Given problem
Exact reproduction of the data is required, with images excluded.

Given data
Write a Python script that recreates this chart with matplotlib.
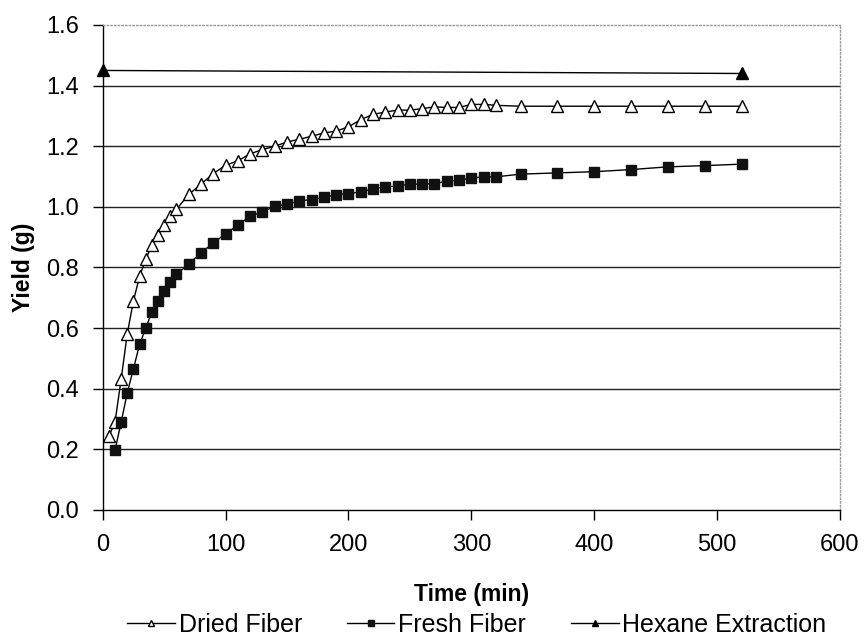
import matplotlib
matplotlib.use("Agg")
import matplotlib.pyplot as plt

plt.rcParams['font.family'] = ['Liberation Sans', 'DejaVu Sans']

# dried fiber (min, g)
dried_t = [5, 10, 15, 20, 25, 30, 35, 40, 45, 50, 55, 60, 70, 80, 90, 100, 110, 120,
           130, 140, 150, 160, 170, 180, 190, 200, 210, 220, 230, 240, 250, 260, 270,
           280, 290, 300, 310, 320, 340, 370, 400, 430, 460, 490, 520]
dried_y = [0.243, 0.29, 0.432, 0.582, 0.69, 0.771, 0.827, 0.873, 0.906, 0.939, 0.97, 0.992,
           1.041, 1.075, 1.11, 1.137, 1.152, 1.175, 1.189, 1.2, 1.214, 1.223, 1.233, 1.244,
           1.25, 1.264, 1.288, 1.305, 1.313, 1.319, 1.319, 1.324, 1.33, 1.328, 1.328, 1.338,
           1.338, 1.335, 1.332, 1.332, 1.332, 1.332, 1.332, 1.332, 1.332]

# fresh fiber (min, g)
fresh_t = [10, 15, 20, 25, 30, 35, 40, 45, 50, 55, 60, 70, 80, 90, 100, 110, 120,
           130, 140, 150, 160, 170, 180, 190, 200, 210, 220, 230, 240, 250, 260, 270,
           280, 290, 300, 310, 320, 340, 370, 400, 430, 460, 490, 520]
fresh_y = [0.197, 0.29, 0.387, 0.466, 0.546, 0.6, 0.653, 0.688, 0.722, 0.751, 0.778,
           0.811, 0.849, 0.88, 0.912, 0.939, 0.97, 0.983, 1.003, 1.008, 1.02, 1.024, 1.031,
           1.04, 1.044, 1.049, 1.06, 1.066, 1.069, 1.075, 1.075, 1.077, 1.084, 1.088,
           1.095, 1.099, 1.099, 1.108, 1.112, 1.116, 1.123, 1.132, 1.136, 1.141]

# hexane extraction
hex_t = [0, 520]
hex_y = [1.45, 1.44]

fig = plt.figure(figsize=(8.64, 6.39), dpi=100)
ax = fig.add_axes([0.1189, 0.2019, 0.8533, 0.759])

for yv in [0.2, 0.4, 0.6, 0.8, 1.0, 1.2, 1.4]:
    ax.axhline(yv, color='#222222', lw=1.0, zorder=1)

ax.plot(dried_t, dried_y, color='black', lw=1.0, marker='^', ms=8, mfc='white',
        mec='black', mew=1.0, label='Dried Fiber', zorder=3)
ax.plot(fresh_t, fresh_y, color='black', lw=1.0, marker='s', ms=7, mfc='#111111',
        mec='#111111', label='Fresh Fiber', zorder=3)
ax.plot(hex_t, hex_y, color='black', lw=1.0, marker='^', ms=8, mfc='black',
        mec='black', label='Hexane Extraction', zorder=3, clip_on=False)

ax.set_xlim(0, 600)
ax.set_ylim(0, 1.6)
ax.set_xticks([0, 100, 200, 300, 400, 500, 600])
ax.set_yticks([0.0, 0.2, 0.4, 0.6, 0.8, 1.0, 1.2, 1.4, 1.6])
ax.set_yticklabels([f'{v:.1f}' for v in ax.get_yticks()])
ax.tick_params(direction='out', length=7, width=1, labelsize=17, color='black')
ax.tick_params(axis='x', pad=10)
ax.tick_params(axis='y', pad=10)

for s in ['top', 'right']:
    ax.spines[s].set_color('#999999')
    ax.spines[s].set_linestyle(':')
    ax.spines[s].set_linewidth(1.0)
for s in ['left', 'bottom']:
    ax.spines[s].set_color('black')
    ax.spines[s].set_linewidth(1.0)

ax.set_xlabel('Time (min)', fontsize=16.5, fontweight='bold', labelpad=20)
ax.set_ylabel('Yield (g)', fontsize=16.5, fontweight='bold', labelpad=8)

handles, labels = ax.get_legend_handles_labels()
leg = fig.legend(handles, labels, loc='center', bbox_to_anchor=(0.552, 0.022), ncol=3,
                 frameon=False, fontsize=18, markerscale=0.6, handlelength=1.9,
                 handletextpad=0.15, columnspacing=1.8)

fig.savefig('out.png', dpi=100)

Exercise answer
Write a Python script that recreates this chart with matplotlib.
import matplotlib
matplotlib.use("Agg")
import matplotlib.pyplot as plt

plt.rcParams['font.family'] = ['Liberation Sans', 'DejaVu Sans']

# dried fiber (min, g)
dried_t = [5, 10, 15, 20, 25, 30, 35, 40, 45, 50, 55, 60, 70, 80, 90, 100, 110, 120,
           130, 140, 150, 160, 170, 180, 190, 200, 210, 220, 230, 240, 250, 260, 270,
           280, 290, 300, 310, 320, 340, 370, 400, 430, 460, 490, 520]
dried_y = [0.243, 0.29, 0.432, 0.582, 0.69, 0.771, 0.827, 0.873, 0.906, 0.939, 0.97, 0.992,
           1.041, 1.075, 1.11, 1.137, 1.152, 1.175, 1.189, 1.2, 1.214, 1.223, 1.233, 1.244,
           1.25, 1.264, 1.288, 1.305, 1.313, 1.319, 1.319, 1.324, 1.33, 1.328, 1.328, 1.338,
           1.338, 1.335, 1.332, 1.332, 1.332, 1.332, 1.332, 1.332, 1.332]

# fresh fiber (min, g)
fresh_t = [10, 15, 20, 25, 30, 35, 40, 45, 50, 55, 60, 70, 80, 90, 100, 110, 120,
           130, 140, 150, 160, 170, 180, 190, 200, 210, 220, 230, 240, 250, 260, 270,
           280, 290, 300, 310, 320, 340, 370, 400, 430, 460, 490, 520]
fresh_y = [0.197, 0.29, 0.387, 0.466, 0.546, 0.6, 0.653, 0.688, 0.722, 0.751, 0.778,
           0.811, 0.849, 0.88, 0.912, 0.939, 0.97, 0.983, 1.003, 1.008, 1.02, 1.024, 1.031,
           1.04, 1.044, 1.049, 1.06, 1.066, 1.069, 1.075, 1.075, 1.077, 1.084, 1.088,
           1.095, 1.099, 1.099, 1.108, 1.112, 1.116, 1.123, 1.132, 1.136, 1.141]

# hexane extraction
hex_t = [0, 520]
hex_y = [1.45, 1.44]

fig = plt.figure(figsize=(8.64, 6.39), dpi=100)
ax = fig.add_axes([0.1189, 0.2019, 0.8533, 0.759])

for yv in [0.2, 0.4, 0.6, 0.8, 1.0, 1.2, 1.4]:
    ax.axhline(yv, color='#222222', lw=1.0, zorder=1)

ax.plot(dried_t, dried_y, color='black', lw=1.0, marker='^', ms=8, mfc='white',
        mec='black', mew=1.0, label='Dried Fiber', zorder=3)
ax.plot(fresh_t, fresh_y, color='black', lw=1.0, marker='s', ms=7, mfc='#111111',
        mec='#111111', label='Fresh Fiber', zorder=3)
ax.plot(hex_t, hex_y, color='black', lw=1.0, marker='^', ms=8, mfc='black',
        mec='black', label='Hexane Extraction', zorder=3, clip_on=False)

ax.set_xlim(0, 600)
ax.set_ylim(0, 1.6)
ax.set_xticks([0, 100, 200, 300, 400, 500, 600])
ax.set_yticks([0.0, 0.2, 0.4, 0.6, 0.8, 1.0, 1.2, 1.4, 1.6])
ax.set_yticklabels([f'{v:.1f}' for v in ax.get_yticks()])
ax.tick_params(direction='out', length=7, width=1, labelsize=17, color='black')
ax.tick_params(axis='x', pad=10)
ax.tick_params(axis='y', pad=10)

for s in ['top', 'right']:
    ax.spines[s].set_color('#999999')
    ax.spines[s].set_linestyle(':')
    ax.spines[s].set_linewidth(1.0)
for s in ['left', 'bottom']:
    ax.spines[s].set_color('black')
    ax.spines[s].set_linewidth(1.0)

ax.set_xlabel('Time (min)', fontsize=16.5, fontweight='bold', labelpad=20)
ax.set_ylabel('Yield (g)', fontsize=16.5, fontweight='bold', labelpad=8)

handles, labels = ax.get_legend_handles_labels()
leg = fig.legend(handles, labels, loc='center', bbox_to_anchor=(0.552, 0.022), ncol=3,
                 frameon=False, fontsize=18, markerscale=0.6, handlelength=1.9,
                 handletextpad=0.15, columnspacing=1.8)

fig.savefig('out.png', dpi=100)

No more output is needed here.